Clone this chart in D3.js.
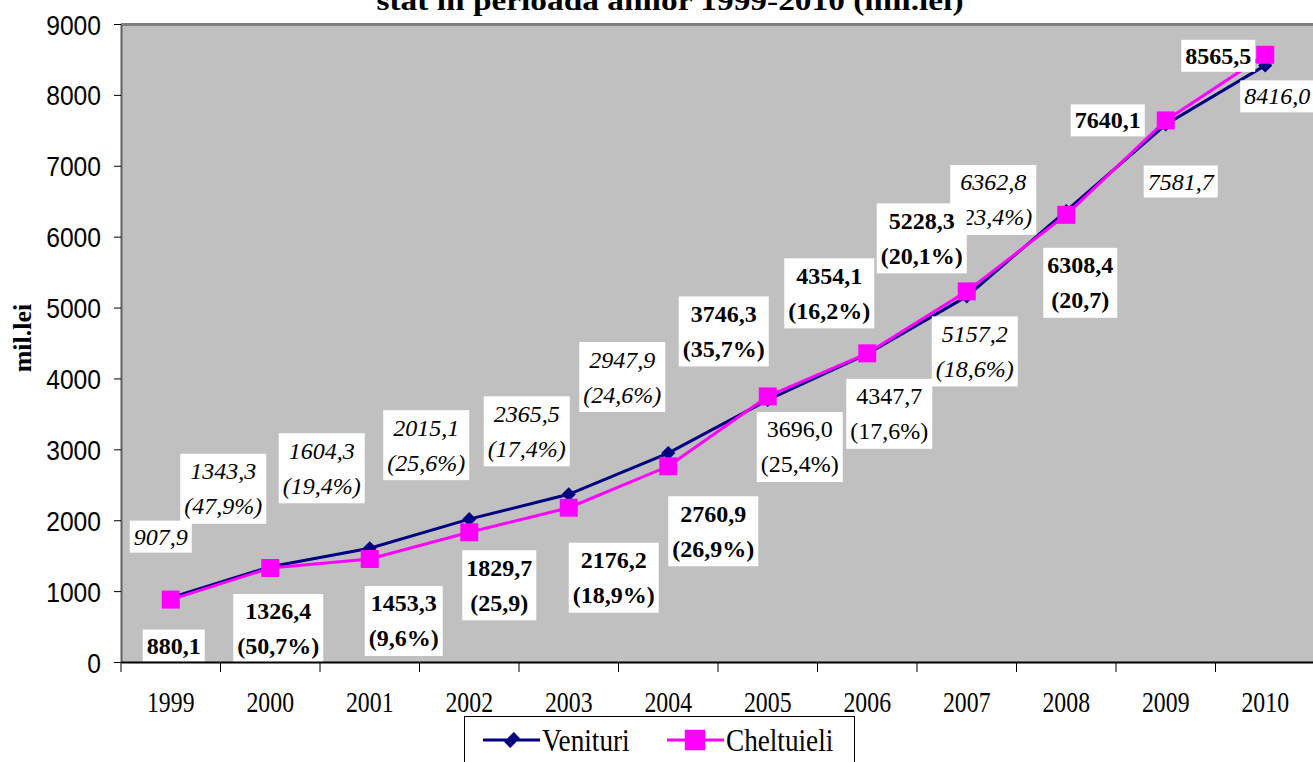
<!DOCTYPE html>
<html>
<head>
<meta charset="utf-8">
<script src="https://cdn.jsdelivr.net/npm/d3@7"></script>
<style>
  body { margin: 0; background: #fff; }
  svg { display: block; }
</style>
</head>
<body>
<div id="chart"></div>
<script>
// data
const years = ['1999', '2000', '2001', '2002', '2003', '2004', '2005', '2006', '2007', '2008', '2009', '2010'];
const venituri = [907.9, 1343.3, 1604.3, 2015.1, 2365.5, 2947.9, 3696.0, 4347.7, 5157.2, 6362.8, 7581.7, 8416.0];
const cheltuieli = [880.1, 1326.4, 1453.3, 1829.7, 2176.2, 2760.9, 3746.3, 4354.1, 5228.3, 6308.4, 7640.1, 8565.5];
const venituriGrowth = [null, '(47,9%)', '(19,4%)', '(25,6%)', '(17,4%)', '(24,6%)', '(25,4%)', '(17,6%)', '(18,6%)', '(23,4%)', null, null];
const cheltuieliGrowth = [null, '(50,7%)', '(9,6%)', '(25,9)', '(18,9%)', '(26,9%)', '(35,7%)', '(16,2%)', '(20,1%)', '(20,7)', null, null];
const yTicks = [0, 1000, 2000, 3000, 4000, 5000, 6000, 7000, 8000, 9000];
const seriesNames = ['Venituri', 'Cheltuieli'];

// label placement (offset of label centre from its point), kept apart from the data
const venOffsets = [[-10, -61], [-47, -78], [-48, -80], [-43, -74], [-42, -63], [-46, -76],
                    [32, 47], [22, 60], [8, 55], [-73, -11], [15, 57], [12, 31]];
const venItalic = [true, true, true, true, true, true, false, false, true, true, true, true];
const chOffsets = [[3, 46], [8, 61], [34, 62], [30, 53], [45, 70], [45, 65],
                   [-44, -65], [-38, -60], [-45, -53], [14, 68], [-58, 0], [-47, 1]];

const W = 1313, H = 762;
const plotLeft = 121, plotRight = 1315, plotTop = 24, plotBottom = 662;
const serif = '"Liberation Serif", "Times New Roman", serif';
const sans = '"Liberation Sans", Arial, sans-serif';

const svg = d3.select('#chart').append('svg')
    .attr('width', W)
    .attr('height', H);

const x = d3.scaleBand().domain(years).range([plotLeft, plotRight]);
const y = d3.scaleLinear().domain([0, 9000]).range([plotBottom, plotTop]);
const cx = i => x(years[i]) + x.bandwidth() / 2;
const fmt = v => d3.format('.1f')(v).replace('.', ',');

// title (only its lower part is in the frame)
svg.append('text')
    .attr('x', 670).attr('y', 10)
    .attr('text-anchor', 'middle')
    .attr('font-family', serif).attr('font-weight', 'bold').attr('font-size', 28)
    .attr('textLength', 587).attr('lengthAdjust', 'spacingAndGlyphs')
    .text('stat în perioada anilor 1999-2010 (mil.lei)');

// plot area
svg.append('rect')
    .attr('x', plotLeft).attr('y', plotTop)
    .attr('width', plotRight - plotLeft).attr('height', plotBottom - plotTop)
    .attr('fill', '#c0c0c0');
svg.append('line')
    .attr('x1', plotLeft).attr('x2', W).attr('y1', plotTop + 0.5).attr('y2', plotTop + 0.5)
    .attr('stroke', '#808080').attr('stroke-width', 3);

// y axis
const yAxis = svg.append('g')
    .attr('transform', `translate(${plotLeft},0)`)
    .call(d3.axisLeft(y).tickValues(yTicks).tickSize(7).tickSizeOuter(0).tickFormat(d3.format('d')));
yAxis.select('.domain').attr('stroke', '#606060').attr('stroke-width', 2);
yAxis.selectAll('.tick line').attr('stroke', '#000');
yAxis.selectAll('.tick text')
    .attr('font-family', sans).attr('font-size', 28).attr('fill', '#000')
    .attr('x', -20 / 0.88).attr('dy', '0.36em')
    .attr('transform', 'scale(0.88,1)');

// y title
svg.append('text')
    .attr('transform', 'translate(31,338) rotate(-90)')
    .attr('text-anchor', 'middle')
    .attr('font-family', serif).attr('font-weight', 'bold').attr('font-size', 26)
    .text('mil.lei');

// lines and markers
const line = d3.line().x((d, i) => cx(i)).y(d => y(d));
const diamond = d3.symbol(d3.symbolSquare, 100);
const square = d3.symbol(d3.symbolSquare, 324);

svg.append('path').datum(venituri)
    .attr('d', line).attr('fill', 'none')
    .attr('stroke', '#000080').attr('stroke-width', 3);
svg.selectAll('.ven-mark').data(venituri).enter().append('path')
    .attr('class', 'ven-mark')
    .attr('d', diamond)
    .attr('transform', (d, i) => `translate(${cx(i)},${y(d)}) rotate(45)`)
    .attr('fill', '#000080');

svg.append('path').datum(cheltuieli)
    .attr('d', line).attr('fill', 'none')
    .attr('stroke', '#ff00ff').attr('stroke-width', 3);
svg.selectAll('.ch-mark').data(cheltuieli).enter().append('path')
    .attr('class', 'ch-mark')
    .attr('d', square)
    .attr('transform', (d, i) => `translate(${cx(i)},${y(d)})`)
    .attr('fill', '#ff00ff');

// data labels in white boxes
function drawLabels(values, growth, offsets, styleFn) {
    values.forEach((v, i) => {
        const lines = growth[i] ? [fmt(v), growth[i]] : [fmt(v)];
        const g = svg.append('g')
            .attr('transform', `translate(${cx(i) + offsets[i][0]},${y(v) + offsets[i][1]})`);
        const box = g.append('rect').attr('fill', '#fff');
        const texts = lines.map((s, k) => {
            const t = g.append('text')
                .attr('text-anchor', 'middle')
                .attr('font-family', serif).attr('font-size', 24)
                .attr('y', (k - (lines.length - 1) / 2) * 35 + 8)
                .text(s);
            styleFn(t, i);
            return t;
        });
        const w = d3.max(texts, t => t.node().getComputedTextLength()) + 8;
        const h = lines.length === 1 ? 32 : 70;
        box.attr('x', -w / 2).attr('y', -h / 2).attr('width', w).attr('height', h);
    });
}

drawLabels(venituri, venituriGrowth, venOffsets,
    (t, i) => t.attr('font-style', venItalic[i] ? 'italic' : 'normal'));
drawLabels(cheltuieli, cheltuieliGrowth, chOffsets,
    t => t.attr('font-weight', 'bold'));

// x axis
const xAxis = svg.append('g')
    .attr('transform', `translate(0,${plotBottom})`)
    .call(d3.axisBottom(x).tickSize(0).tickSizeOuter(0));
xAxis.select('.domain').attr('stroke', '#000').attr('stroke-width', 2);
xAxis.selectAll('.tick text')
    .attr('font-family', serif).attr('font-size', 29).attr('fill', '#000')
    .attr('x', 0).attr('y', 50).attr('dy', null)
    .attr('transform', 'scale(0.82,1)');
svg.append('g').selectAll('line')
    .data(x.domain().map(d => x(d)).concat([plotRight]))
    .enter().append('line')
    .attr('x1', d => d).attr('x2', d => d)
    .attr('y1', plotBottom).attr('y2', plotBottom + 10)
    .attr('stroke', '#000');

// legend
const legend = svg.append('g');
legend.append('rect')
    .attr('x', 464.5).attr('y', 716.5).attr('width', 390).attr('height', 60)
    .attr('fill', '#fff').attr('stroke', '#000');
const legendX = [483, 667];
const legendColors = ['#000080', '#ff00ff'];
seriesNames.forEach((name, k) => {
    const lx = legendX[k];
    legend.append('line')
        .attr('x1', lx).attr('x2', lx + 57).attr('y1', 740).attr('y2', 740)
        .attr('stroke', legendColors[k]).attr('stroke-width', 3);
    legend.append('path')
        .attr('d', k === 0 ? d3.symbol(d3.symbolSquare, 120)() : d3.symbol(d3.symbolSquare, 420)())
        .attr('transform', k === 0 ? `translate(${lx + 29},740) rotate(45) scale(0.8,1.25)` : `translate(${lx + 28},740)`)
        .attr('fill', legendColors[k]);
    legend.append('text')
        .attr('transform', `translate(${lx + 59},751) scale(0.85,1)`)
        .attr('font-family', serif).attr('font-size', 32)
        .text(name);
});
</script>
</body>
</html>
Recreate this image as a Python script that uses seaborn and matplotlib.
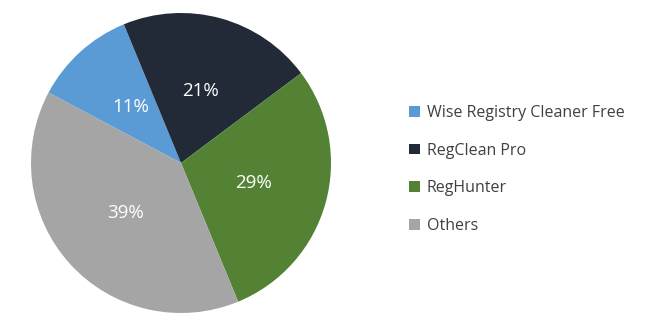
import matplotlib
matplotlib.use("Agg")
import matplotlib.pyplot as plt
import seaborn as sns
from matplotlib.patches import Patch

categories = ["Wise Registry Cleaner Free", "RegClean Pro", "RegHunter", "Others"]
values = [11, 21, 29, 39]
colors = ["#5B9BD5", "#232A37", "#548235", "#A5A5A5"]

sns.set_theme(style="white")
plt.rcParams['font.family'] = ['Open Sans', 'DejaVu Sans']

fig = plt.figure(figsize=(6.54, 3.25), dpi=100)
W, H = 654, 325
cx, cy, r = 181, 163, 150
ax = fig.add_axes([(cx - r) / W, (H - cy - r) / H, 2 * r / W, 2 * r / H])
wedges, texts, autotexts = ax.pie(
    values, colors=colors, startangle=152, counterclock=False,
    autopct=lambda p: f"{p:.0f}%", pctdistance=0.5, radius=1,
    wedgeprops=dict(linewidth=0),
    textprops=dict(color="white", fontsize=13.5))
ax.set_xlim(-1.0, 1.0)
ax.set_ylim(-1.0, 1.0)
ax.set_aspect("equal")
ax.axis("off")

handles = [Patch(facecolor=c, edgecolor="none") for c in colors]
leg = fig.legend(handles, categories, loc="center left",
                 bbox_to_anchor=(395 / W, 1 - 169.5 / H), frameon=False,
                 fontsize=11.5, labelspacing=1.35, handlelength=0.65,
                 handleheight=0.65, handletextpad=0.45)
for t in leg.get_texts():
    t.set_color("#404040")

fig.savefig("out.png", dpi=100)
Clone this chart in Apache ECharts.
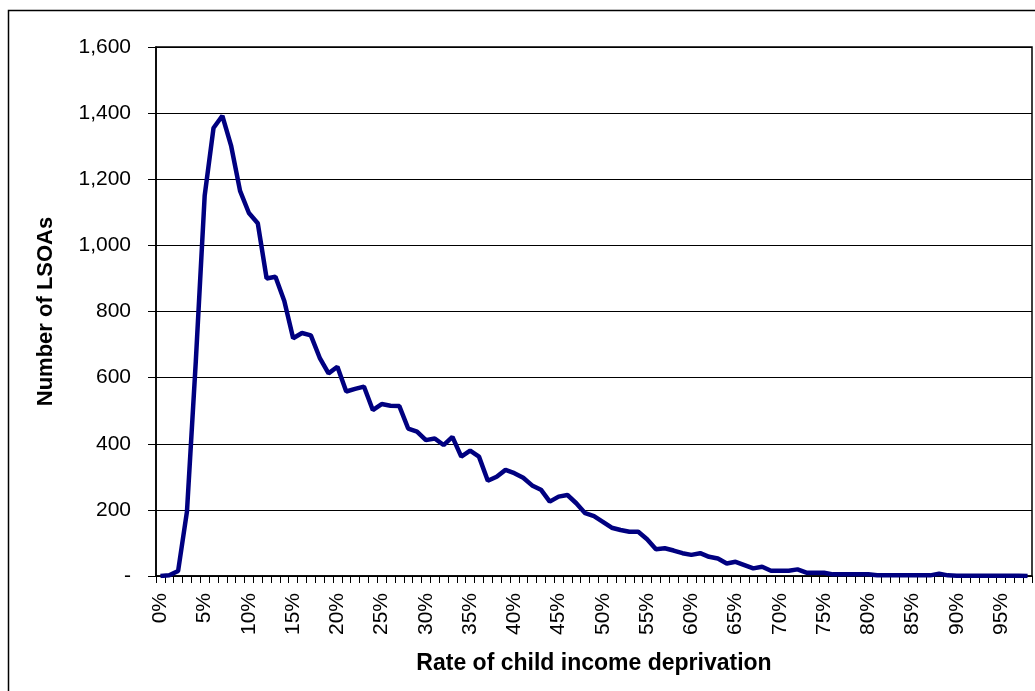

________________________

Your objective |
Your task is to reproduce the entries above word for word, from the first line through the line with "const seriesNames = ['Venituri', 'Cheltuieli'];", and please leave out any pictures.

Result for this exercise |
Clone this chart in D3.js.
<!DOCTYPE html>
<html>
<head>
<meta charset="utf-8">
<script src="https://cdn.jsdelivr.net/npm/d3@7"></script>
<style>
  body { margin: 0; background: #fff; }
  svg { display: block; }
</style>
</head>
<body>
<div id="chart"></div>
<script>
// data
const years = ['1999', '2000', '2001', '2002', '2003', '2004', '2005', '2006', '2007', '2008', '2009', '2010'];
const venituri = [907.9, 1343.3, 1604.3, 2015.1, 2365.5, 2947.9, 3696.0, 4347.7, 5157.2, 6362.8, 7581.7, 8416.0];
const cheltuieli = [880.1, 1326.4, 1453.3, 1829.7, 2176.2, 2760.9, 3746.3, 4354.1, 5228.3, 6308.4, 7640.1, 8565.5];
const venituriGrowth = [null, '(47,9%)', '(19,4%)', '(25,6%)', '(17,4%)', '(24,6%)', '(25,4%)', '(17,6%)', '(18,6%)', '(23,4%)', null, null];
const cheltuieliGrowth = [null, '(50,7%)', '(9,6%)', '(25,9)', '(18,9%)', '(26,9%)', '(35,7%)', '(16,2%)', '(20,1%)', '(20,7)', null, null];
const yTicks = [0, 1000, 2000, 3000, 4000, 5000, 6000, 7000, 8000, 9000];
const seriesNames = ['Venituri', 'Cheltuieli'];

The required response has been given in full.